◆ **COLLECTED MATERIAL**
━━━━━━━━

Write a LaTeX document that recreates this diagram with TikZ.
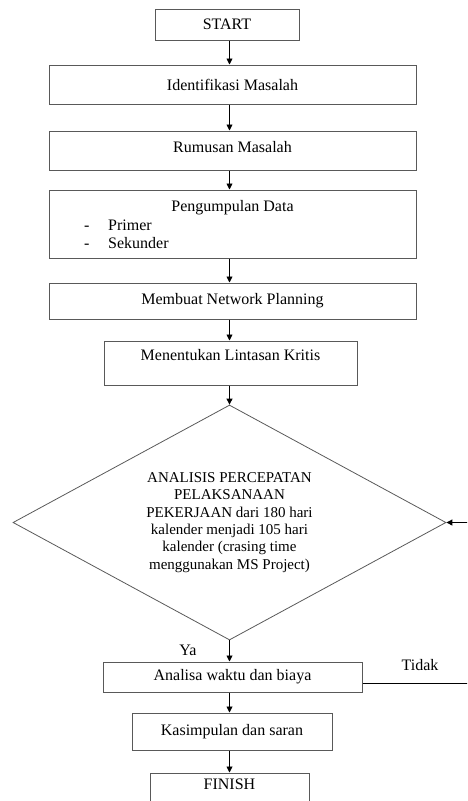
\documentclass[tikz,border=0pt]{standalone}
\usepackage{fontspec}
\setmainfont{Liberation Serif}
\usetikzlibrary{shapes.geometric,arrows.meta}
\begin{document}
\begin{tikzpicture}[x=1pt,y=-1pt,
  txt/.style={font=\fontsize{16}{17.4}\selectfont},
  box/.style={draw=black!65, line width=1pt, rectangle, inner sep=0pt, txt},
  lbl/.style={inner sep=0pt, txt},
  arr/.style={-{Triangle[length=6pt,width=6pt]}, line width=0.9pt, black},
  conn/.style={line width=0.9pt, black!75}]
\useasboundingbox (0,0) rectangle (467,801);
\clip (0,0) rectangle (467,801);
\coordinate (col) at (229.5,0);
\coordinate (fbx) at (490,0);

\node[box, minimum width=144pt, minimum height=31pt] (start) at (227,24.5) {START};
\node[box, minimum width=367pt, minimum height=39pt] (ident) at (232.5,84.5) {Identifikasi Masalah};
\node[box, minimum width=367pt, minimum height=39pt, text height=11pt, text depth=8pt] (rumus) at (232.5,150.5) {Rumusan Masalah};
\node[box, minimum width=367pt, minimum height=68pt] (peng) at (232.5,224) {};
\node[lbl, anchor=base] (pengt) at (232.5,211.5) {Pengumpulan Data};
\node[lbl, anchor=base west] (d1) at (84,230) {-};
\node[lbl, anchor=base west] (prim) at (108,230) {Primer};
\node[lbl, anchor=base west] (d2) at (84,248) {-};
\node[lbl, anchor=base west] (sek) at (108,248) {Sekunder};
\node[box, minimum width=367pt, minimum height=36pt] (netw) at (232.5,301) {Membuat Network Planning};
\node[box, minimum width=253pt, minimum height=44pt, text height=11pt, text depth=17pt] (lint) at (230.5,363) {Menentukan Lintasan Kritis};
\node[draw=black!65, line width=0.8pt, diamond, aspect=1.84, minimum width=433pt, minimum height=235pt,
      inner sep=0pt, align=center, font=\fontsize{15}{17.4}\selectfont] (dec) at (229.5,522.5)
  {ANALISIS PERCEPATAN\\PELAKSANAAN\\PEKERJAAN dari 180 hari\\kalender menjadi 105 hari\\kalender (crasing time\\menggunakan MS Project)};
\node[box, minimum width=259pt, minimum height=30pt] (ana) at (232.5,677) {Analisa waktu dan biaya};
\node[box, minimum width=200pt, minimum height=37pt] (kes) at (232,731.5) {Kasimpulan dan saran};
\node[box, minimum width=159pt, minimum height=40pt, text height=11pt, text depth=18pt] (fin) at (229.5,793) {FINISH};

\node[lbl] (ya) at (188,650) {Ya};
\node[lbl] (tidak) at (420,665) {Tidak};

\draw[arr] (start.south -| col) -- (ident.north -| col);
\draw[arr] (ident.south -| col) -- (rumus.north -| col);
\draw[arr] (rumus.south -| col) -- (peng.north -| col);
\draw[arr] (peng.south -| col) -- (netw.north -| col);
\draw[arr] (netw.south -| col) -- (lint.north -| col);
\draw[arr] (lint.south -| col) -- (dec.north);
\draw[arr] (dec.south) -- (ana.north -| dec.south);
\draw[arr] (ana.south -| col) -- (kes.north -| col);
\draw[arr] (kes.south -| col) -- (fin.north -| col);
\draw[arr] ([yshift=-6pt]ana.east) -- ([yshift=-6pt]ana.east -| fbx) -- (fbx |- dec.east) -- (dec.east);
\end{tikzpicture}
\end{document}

━━━━━━━━

Leave out the pictures. Transcribe only the lines above, from the first through the one that contains "(fbx) at (490,0);".

Write a LaTeX document that recreates this diagram with TikZ.
\documentclass[tikz,border=0pt]{standalone}
\usepackage{fontspec}
\setmainfont{Liberation Serif}
\usetikzlibrary{shapes.geometric,arrows.meta}
\begin{document}
\begin{tikzpicture}[x=1pt,y=-1pt,
  txt/.style={font=\fontsize{16}{17.4}\selectfont},
  box/.style={draw=black!65, line width=1pt, rectangle, inner sep=0pt, txt},
  lbl/.style={inner sep=0pt, txt},
  arr/.style={-{Triangle[length=6pt,width=6pt]}, line width=0.9pt, black},
  conn/.style={line width=0.9pt, black!75}]
\useasboundingbox (0,0) rectangle (467,801);
\clip (0,0) rectangle (467,801);
\coordinate (col) at (229.5,0);
\coordinate (fbx) at (490,0);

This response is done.